Analysis: The petitioner had remained in custody for about 15 months and charge had not yet been framed. The Court noted that the alleged transactions were substantially under account and that the remaining issue of unaccounted funds would be examined at trial. It further held that the rigours of Section 45 of the Prevention of Money Laundering Act, 2002 do not prevent grant of bail where continued incarceration would infringe the constitutional guarantee of speedy trial under Article 21 of the Constitution of India. Reliance was placed on the principle that prolonged detention, coupled with little possibility of early conclusion of trial, can justify bail even in PMLA matters, and the recent statutory framework under Section 479 of the Bharatiya Nagarik Suraksha Sanhita, 2023 was noticed in this context.
Conclusion: Bail was granted to the petitioner on the ground of protracted detention and the dim prospect of early completion of trial.
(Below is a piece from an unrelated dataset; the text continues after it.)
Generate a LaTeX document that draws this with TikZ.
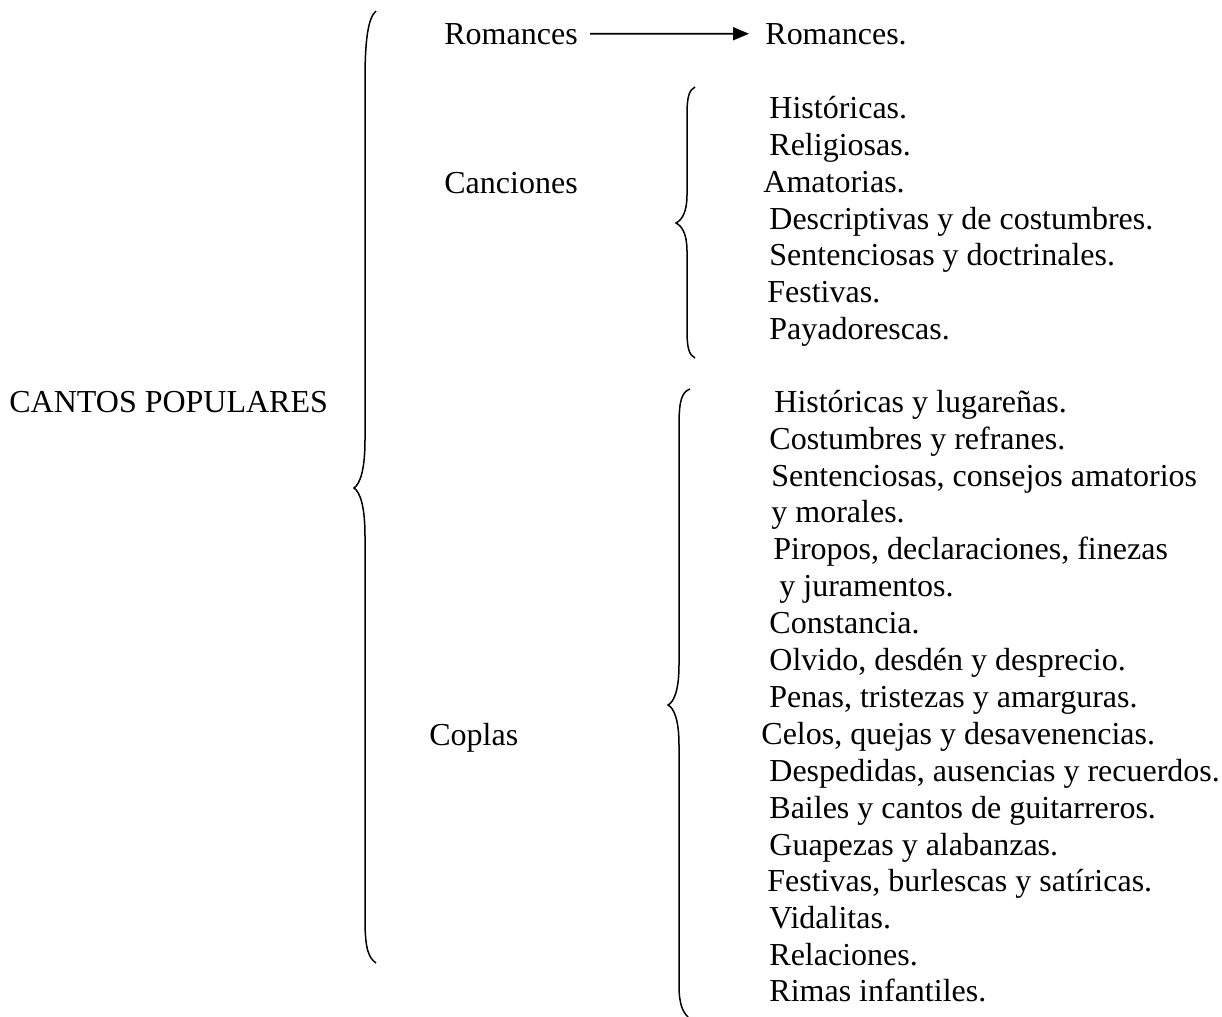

Final Conclusion: The decision affirms that in a PMLA prosecution, constitutional speedy-trial considerations may override the ordinary bail restrictions where continued custody has become unduly prolonged and trial is not likely to finish soon.
Ratio Decidendi: The restrictions on bail under the Prevention of Money Laundering Act, 2002 do not bar release where prolonged incarceration would violate the right to speedy trial under Article 21 of the Constitution of India and the trial is not likely to conclude in the foreseeable future.